— START Provided records —

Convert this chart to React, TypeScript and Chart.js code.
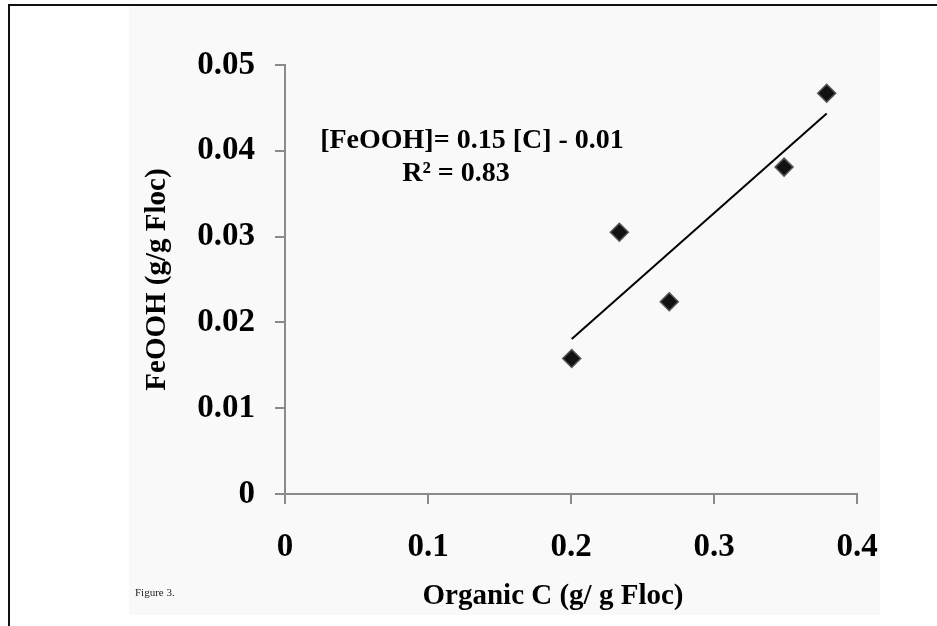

— END Provided records —
— START Provided records —

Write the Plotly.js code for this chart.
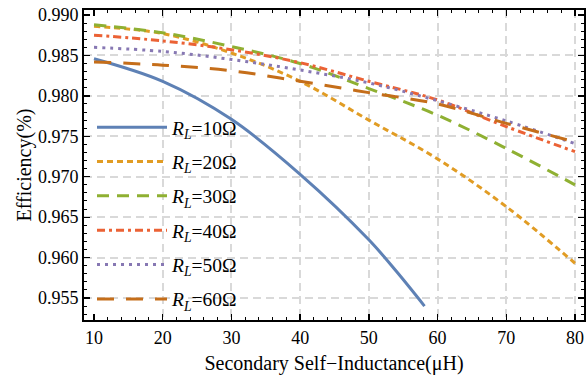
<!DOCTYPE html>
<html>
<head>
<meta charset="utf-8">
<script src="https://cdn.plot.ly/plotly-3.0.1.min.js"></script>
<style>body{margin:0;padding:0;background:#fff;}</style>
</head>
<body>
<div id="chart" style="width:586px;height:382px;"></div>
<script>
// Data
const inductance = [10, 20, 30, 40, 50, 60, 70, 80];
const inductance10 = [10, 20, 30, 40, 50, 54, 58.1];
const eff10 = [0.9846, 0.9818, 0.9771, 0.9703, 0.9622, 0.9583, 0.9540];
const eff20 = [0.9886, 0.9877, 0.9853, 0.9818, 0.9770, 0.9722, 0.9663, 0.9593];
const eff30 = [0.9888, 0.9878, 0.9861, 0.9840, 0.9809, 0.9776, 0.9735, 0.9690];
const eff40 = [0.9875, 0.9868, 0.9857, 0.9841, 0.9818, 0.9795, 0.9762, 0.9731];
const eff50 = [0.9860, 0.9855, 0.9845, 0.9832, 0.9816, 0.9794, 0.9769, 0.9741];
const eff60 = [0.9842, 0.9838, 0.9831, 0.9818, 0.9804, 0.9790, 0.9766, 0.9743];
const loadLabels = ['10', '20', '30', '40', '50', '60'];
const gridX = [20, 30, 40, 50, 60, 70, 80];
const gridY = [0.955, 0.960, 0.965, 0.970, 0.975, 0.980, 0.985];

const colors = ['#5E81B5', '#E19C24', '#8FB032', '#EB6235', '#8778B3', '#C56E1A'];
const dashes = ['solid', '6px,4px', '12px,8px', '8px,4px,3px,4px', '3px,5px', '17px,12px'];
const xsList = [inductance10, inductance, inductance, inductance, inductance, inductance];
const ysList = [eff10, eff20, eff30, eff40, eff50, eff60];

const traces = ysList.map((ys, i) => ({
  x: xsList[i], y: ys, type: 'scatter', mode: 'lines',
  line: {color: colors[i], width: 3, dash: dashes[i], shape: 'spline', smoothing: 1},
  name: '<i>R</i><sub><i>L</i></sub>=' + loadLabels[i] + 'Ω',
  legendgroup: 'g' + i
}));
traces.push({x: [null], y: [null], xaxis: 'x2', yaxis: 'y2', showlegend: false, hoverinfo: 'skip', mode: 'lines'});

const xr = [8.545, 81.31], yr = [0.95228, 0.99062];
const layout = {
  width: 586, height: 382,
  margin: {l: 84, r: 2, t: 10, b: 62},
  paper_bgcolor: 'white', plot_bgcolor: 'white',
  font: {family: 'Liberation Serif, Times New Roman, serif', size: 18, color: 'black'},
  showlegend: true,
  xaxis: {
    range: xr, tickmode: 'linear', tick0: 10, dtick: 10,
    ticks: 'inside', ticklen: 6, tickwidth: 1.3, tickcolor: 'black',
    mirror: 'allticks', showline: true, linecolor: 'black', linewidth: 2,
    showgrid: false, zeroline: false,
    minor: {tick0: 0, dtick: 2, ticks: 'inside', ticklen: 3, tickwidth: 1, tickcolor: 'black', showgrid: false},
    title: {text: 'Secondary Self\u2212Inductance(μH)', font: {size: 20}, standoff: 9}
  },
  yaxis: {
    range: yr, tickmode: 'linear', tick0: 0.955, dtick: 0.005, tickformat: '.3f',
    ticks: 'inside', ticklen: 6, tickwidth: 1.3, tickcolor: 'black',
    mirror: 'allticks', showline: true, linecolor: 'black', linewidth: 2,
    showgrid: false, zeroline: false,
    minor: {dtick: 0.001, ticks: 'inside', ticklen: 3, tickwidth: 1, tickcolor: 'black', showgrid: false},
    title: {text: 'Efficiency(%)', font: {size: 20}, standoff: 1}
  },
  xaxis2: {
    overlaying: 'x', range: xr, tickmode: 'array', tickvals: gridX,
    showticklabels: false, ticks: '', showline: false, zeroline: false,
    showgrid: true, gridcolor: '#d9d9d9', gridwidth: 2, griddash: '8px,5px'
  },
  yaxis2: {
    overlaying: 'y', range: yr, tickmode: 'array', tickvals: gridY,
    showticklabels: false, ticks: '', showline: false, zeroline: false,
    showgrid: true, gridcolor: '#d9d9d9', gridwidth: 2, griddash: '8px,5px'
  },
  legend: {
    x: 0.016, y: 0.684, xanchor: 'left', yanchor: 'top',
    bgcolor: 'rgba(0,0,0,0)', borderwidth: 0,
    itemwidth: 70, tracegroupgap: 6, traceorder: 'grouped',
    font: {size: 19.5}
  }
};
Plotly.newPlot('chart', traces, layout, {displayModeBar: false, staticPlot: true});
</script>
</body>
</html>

— END Provided records —
— START Provided records —

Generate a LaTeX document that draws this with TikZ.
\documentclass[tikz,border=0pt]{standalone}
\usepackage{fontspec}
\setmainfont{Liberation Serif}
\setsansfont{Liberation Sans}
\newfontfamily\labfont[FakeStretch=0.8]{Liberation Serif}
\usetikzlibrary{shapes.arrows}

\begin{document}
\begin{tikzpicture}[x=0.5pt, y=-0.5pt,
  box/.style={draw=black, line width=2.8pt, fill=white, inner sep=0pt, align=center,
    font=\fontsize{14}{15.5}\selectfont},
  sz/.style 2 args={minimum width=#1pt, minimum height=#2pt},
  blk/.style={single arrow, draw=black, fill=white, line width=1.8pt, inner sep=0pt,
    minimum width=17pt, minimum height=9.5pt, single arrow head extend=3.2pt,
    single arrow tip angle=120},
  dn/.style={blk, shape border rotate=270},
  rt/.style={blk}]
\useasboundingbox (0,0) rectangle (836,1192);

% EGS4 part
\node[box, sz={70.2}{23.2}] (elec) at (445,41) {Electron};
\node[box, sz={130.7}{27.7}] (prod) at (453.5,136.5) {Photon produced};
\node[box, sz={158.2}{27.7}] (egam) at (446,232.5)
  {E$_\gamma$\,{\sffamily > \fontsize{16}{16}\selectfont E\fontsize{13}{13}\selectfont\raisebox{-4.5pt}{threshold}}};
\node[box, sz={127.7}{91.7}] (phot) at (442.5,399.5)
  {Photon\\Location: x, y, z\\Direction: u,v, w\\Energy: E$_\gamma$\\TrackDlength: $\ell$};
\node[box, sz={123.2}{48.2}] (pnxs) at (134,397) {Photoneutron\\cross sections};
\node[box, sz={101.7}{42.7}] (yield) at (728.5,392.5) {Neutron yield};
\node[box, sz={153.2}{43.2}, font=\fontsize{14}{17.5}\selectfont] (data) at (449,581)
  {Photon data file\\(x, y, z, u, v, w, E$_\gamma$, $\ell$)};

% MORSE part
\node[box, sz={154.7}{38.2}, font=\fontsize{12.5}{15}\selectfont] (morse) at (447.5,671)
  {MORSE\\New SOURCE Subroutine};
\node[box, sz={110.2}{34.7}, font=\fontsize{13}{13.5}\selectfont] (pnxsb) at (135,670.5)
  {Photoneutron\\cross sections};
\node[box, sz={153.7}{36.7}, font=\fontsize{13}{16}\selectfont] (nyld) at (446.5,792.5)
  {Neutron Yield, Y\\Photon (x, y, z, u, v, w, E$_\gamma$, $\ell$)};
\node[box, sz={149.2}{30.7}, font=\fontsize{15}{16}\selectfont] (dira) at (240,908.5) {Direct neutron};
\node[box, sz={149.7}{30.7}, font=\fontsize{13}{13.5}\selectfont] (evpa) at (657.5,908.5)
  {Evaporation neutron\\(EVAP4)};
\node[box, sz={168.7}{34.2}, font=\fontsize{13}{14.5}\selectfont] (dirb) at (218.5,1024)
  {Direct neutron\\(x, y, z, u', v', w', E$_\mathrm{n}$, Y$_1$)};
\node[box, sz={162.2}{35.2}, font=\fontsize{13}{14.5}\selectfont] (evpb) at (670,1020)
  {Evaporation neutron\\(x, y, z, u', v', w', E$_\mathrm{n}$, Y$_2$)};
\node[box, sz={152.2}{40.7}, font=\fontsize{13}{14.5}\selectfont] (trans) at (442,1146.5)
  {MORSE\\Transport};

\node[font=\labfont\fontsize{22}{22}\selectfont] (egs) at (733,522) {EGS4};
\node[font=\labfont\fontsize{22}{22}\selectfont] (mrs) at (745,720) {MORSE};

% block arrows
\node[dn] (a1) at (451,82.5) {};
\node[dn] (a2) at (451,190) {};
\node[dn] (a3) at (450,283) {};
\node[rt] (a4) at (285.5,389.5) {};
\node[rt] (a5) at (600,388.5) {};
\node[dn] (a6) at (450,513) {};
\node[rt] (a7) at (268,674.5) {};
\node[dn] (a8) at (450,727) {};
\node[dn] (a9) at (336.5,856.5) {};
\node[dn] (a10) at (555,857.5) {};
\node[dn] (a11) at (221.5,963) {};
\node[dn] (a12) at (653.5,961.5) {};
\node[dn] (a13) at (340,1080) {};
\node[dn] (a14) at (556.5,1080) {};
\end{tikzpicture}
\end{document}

— END Provided records —

Written problem. Locate the word "chart" in the entries, and copy every line where it is found.

Answer to the problem.
Convert this chart to React, TypeScript and Chart.js code.
Write the Plotly.js code for this chart.
<div id="chart" style="width:586px;height:382px;"></div>
Plotly.newPlot('chart', traces, layout, {displayModeBar: false, staticPlot: true});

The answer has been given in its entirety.